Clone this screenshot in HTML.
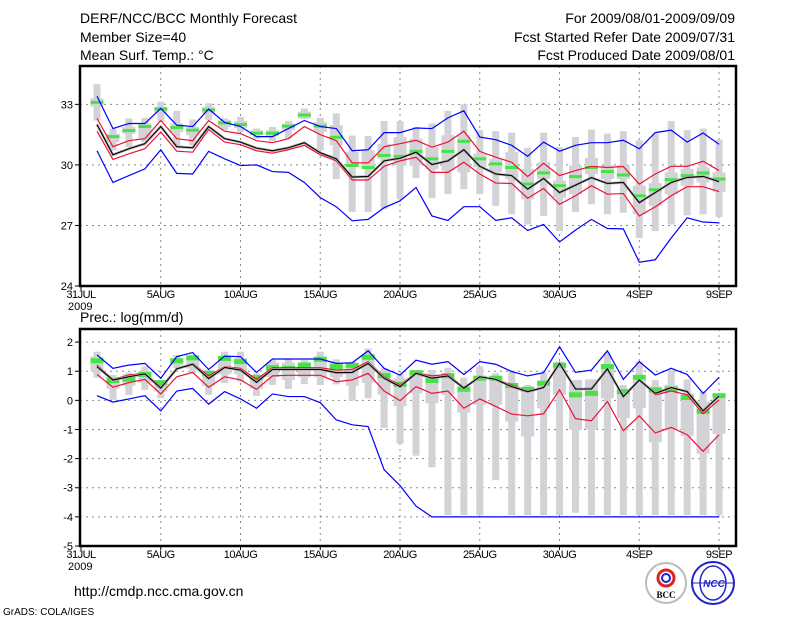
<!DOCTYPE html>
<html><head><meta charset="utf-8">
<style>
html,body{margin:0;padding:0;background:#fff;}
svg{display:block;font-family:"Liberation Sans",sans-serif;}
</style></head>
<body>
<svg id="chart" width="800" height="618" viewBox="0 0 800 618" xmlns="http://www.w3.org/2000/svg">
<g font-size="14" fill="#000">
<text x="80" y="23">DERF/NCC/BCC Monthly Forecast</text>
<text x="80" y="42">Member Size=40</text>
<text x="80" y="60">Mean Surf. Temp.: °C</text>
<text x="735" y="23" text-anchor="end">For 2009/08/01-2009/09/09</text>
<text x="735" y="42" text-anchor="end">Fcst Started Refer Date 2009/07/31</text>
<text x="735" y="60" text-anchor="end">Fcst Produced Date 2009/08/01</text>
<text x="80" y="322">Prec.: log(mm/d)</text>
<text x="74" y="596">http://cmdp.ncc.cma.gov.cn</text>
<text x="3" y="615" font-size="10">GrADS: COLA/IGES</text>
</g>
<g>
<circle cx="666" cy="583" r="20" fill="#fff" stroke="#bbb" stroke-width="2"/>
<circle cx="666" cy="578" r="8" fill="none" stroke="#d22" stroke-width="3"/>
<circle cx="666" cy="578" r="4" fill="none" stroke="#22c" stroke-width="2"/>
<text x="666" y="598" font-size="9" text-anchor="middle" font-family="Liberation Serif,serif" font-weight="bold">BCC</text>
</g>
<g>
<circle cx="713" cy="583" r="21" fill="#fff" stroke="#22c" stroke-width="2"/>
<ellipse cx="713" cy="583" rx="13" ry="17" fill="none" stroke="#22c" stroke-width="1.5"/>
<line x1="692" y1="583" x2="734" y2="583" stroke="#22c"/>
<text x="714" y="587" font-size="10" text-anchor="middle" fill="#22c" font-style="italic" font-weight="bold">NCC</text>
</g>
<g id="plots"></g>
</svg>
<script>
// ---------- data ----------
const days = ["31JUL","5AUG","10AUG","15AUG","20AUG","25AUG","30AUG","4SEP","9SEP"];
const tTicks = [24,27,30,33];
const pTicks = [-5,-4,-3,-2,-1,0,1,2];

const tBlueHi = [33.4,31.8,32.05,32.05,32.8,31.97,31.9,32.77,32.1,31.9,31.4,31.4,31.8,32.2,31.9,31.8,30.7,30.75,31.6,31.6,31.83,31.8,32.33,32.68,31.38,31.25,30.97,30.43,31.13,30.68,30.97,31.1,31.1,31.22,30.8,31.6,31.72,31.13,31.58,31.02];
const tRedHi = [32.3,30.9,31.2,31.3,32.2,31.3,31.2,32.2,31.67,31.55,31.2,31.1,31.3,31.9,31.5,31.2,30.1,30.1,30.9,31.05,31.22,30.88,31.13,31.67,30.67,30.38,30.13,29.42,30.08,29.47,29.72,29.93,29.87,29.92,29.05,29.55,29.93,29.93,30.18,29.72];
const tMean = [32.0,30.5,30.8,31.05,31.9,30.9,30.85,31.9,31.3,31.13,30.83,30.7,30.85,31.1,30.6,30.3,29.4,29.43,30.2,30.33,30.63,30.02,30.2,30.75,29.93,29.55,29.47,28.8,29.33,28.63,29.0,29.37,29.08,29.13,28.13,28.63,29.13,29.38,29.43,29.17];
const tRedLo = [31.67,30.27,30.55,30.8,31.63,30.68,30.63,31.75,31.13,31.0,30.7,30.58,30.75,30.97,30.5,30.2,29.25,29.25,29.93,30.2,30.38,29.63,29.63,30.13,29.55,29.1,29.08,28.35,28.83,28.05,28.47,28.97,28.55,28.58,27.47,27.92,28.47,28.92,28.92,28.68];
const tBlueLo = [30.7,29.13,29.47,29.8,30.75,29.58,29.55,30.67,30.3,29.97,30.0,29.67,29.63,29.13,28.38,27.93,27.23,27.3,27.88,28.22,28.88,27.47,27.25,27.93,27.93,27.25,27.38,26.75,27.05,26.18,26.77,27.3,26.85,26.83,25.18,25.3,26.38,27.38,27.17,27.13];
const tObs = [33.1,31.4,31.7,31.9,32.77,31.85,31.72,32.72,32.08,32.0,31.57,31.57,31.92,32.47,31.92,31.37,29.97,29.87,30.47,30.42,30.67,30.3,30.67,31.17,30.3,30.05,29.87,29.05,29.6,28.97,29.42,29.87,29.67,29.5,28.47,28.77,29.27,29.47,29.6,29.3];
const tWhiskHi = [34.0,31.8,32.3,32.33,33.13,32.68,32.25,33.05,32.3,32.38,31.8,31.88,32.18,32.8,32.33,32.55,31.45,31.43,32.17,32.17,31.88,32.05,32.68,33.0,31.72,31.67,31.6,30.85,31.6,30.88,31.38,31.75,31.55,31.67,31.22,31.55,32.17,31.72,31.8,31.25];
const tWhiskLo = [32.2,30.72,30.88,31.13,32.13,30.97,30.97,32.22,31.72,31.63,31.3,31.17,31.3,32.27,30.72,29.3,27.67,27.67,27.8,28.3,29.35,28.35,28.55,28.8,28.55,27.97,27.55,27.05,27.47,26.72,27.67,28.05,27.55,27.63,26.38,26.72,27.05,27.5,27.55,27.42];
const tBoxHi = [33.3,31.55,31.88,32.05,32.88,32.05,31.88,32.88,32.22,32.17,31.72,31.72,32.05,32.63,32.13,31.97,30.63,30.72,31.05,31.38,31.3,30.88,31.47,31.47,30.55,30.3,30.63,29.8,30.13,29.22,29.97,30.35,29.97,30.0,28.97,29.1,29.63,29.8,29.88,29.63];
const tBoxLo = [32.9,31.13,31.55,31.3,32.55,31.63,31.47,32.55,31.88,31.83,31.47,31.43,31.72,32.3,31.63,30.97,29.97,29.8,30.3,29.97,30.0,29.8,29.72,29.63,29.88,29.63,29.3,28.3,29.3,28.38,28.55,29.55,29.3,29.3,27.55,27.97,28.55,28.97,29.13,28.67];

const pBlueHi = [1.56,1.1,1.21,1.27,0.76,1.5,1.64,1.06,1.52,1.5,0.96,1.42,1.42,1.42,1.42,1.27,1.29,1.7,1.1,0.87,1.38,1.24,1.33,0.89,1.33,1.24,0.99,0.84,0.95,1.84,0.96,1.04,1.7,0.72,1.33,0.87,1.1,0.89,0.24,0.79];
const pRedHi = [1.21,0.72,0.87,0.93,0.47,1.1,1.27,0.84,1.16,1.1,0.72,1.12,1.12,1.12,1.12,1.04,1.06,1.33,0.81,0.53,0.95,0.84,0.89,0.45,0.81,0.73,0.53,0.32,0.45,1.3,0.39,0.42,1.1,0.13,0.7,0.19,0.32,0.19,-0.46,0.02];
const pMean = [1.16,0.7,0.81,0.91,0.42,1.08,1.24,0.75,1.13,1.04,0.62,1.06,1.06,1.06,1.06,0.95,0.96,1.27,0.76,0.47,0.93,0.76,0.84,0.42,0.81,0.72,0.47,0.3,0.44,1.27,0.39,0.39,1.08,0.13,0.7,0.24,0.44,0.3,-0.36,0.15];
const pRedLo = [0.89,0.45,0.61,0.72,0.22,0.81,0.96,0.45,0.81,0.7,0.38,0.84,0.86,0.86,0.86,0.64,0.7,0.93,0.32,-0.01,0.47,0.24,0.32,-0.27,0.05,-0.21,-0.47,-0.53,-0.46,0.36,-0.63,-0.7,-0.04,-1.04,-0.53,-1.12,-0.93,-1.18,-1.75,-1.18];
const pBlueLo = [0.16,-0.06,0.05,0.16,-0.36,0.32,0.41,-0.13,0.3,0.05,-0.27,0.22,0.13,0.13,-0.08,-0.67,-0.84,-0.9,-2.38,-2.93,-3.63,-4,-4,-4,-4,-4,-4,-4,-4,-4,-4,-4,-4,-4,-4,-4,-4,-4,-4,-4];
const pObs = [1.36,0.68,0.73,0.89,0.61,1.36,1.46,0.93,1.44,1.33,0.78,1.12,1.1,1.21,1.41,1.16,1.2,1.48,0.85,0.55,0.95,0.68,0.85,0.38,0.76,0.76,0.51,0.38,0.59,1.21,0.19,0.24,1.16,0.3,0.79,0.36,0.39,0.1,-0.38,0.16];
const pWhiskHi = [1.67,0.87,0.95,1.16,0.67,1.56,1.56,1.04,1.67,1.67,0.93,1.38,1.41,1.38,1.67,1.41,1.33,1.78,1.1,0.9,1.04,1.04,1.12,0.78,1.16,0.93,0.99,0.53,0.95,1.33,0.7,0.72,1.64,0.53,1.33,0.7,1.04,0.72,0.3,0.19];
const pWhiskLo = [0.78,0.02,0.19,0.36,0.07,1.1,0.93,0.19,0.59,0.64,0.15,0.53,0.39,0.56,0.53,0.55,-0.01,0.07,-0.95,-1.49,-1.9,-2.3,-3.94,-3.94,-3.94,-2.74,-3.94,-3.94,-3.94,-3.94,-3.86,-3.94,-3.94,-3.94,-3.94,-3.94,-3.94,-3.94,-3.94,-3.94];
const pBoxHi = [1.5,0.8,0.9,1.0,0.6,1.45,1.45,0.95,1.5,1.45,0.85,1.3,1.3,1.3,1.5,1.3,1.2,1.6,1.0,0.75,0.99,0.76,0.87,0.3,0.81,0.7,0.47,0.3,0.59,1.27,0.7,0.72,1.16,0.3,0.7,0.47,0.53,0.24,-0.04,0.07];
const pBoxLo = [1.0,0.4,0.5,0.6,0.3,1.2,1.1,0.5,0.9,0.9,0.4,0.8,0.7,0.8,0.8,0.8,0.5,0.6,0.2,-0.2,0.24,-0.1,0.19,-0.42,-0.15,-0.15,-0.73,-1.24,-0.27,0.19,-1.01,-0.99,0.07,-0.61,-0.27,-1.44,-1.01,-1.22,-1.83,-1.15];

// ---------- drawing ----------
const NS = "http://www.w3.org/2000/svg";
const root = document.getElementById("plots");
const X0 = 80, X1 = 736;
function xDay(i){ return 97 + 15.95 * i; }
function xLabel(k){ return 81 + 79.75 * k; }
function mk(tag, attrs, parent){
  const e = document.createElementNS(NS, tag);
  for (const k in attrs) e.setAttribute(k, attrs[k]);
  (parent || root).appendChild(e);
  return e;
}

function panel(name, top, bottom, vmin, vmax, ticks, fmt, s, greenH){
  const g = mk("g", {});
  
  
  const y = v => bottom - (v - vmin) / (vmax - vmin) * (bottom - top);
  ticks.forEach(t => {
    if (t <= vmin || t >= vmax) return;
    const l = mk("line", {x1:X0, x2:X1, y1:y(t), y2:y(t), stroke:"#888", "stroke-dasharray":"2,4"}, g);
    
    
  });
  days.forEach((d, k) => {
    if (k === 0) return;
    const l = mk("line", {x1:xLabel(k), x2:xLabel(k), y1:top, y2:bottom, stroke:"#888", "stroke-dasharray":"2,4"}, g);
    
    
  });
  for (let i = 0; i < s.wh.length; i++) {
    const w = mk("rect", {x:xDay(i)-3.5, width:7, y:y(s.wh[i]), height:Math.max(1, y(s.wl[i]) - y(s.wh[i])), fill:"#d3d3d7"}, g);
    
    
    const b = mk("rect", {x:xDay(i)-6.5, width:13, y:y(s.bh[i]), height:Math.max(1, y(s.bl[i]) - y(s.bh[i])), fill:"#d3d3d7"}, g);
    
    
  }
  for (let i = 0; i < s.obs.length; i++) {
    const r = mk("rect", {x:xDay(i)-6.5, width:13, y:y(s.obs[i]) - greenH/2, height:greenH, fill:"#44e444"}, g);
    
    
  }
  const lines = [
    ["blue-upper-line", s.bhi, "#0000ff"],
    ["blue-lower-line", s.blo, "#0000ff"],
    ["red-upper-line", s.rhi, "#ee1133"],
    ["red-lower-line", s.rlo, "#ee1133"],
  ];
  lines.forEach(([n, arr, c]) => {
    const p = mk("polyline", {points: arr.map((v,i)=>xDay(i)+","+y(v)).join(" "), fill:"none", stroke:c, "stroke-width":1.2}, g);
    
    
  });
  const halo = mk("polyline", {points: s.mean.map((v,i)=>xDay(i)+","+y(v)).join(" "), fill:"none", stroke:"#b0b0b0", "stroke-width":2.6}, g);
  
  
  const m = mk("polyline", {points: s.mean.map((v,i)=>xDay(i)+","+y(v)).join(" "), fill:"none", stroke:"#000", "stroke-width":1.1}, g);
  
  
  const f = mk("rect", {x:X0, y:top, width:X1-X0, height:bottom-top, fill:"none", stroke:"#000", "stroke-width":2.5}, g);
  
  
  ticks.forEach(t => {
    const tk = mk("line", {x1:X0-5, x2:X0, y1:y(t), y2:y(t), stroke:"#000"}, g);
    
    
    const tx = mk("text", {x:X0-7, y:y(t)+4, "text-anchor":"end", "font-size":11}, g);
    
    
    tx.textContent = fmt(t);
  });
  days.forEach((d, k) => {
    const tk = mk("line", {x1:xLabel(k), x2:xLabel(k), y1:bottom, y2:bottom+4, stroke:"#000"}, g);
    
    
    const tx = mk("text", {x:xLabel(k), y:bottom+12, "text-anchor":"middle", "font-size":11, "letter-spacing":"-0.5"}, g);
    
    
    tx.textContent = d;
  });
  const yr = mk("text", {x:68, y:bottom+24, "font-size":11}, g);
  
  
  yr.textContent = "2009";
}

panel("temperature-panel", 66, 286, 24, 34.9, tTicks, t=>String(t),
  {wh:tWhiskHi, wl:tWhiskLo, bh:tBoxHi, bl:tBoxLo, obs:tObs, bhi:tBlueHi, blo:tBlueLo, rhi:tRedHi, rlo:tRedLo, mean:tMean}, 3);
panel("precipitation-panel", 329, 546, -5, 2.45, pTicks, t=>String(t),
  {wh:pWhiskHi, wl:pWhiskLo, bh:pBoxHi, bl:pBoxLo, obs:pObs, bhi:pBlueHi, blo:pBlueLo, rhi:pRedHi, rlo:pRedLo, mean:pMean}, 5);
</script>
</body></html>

◆ ◆ ◆ ◆ ◆ ◆ ◆

_Exercise brief_
Return nothing but the lines running from the start of the data to the line with "const pTicks = [-5,-4,-3,-2,-1,0,1,2];", please, both ends included and no pictures.

_Full response_
Clone this screenshot in HTML.
<!DOCTYPE html>
<html><head><meta charset="utf-8">
<style>
html,body{margin:0;padding:0;background:#fff;}
svg{display:block;font-family:"Liberation Sans",sans-serif;}
</style></head>
<body>
<svg id="chart" width="800" height="618" viewBox="0 0 800 618" xmlns="http://www.w3.org/2000/svg">
<g font-size="14" fill="#000">
<text x="80" y="23">DERF/NCC/BCC Monthly Forecast</text>
<text x="80" y="42">Member Size=40</text>
<text x="80" y="60">Mean Surf. Temp.: °C</text>
<text x="735" y="23" text-anchor="end">For 2009/08/01-2009/09/09</text>
<text x="735" y="42" text-anchor="end">Fcst Started Refer Date 2009/07/31</text>
<text x="735" y="60" text-anchor="end">Fcst Produced Date 2009/08/01</text>
<text x="80" y="322">Prec.: log(mm/d)</text>
<text x="74" y="596">http://cmdp.ncc.cma.gov.cn</text>
<text x="3" y="615" font-size="10">GrADS: COLA/IGES</text>
</g>
<g>
<circle cx="666" cy="583" r="20" fill="#fff" stroke="#bbb" stroke-width="2"/>
<circle cx="666" cy="578" r="8" fill="none" stroke="#d22" stroke-width="3"/>
<circle cx="666" cy="578" r="4" fill="none" stroke="#22c" stroke-width="2"/>
<text x="666" y="598" font-size="9" text-anchor="middle" font-family="Liberation Serif,serif" font-weight="bold">BCC</text>
</g>
<g>
<circle cx="713" cy="583" r="21" fill="#fff" stroke="#22c" stroke-width="2"/>
<ellipse cx="713" cy="583" rx="13" ry="17" fill="none" stroke="#22c" stroke-width="1.5"/>
<line x1="692" y1="583" x2="734" y2="583" stroke="#22c"/>
<text x="714" y="587" font-size="10" text-anchor="middle" fill="#22c" font-style="italic" font-weight="bold">NCC</text>
</g>
<g id="plots"></g>
</svg>
<script>
// ---------- data ----------
const days = ["31JUL","5AUG","10AUG","15AUG","20AUG","25AUG","30AUG","4SEP","9SEP"];
const tTicks = [24,27,30,33];
const pTicks = [-5,-4,-3,-2,-1,0,1,2];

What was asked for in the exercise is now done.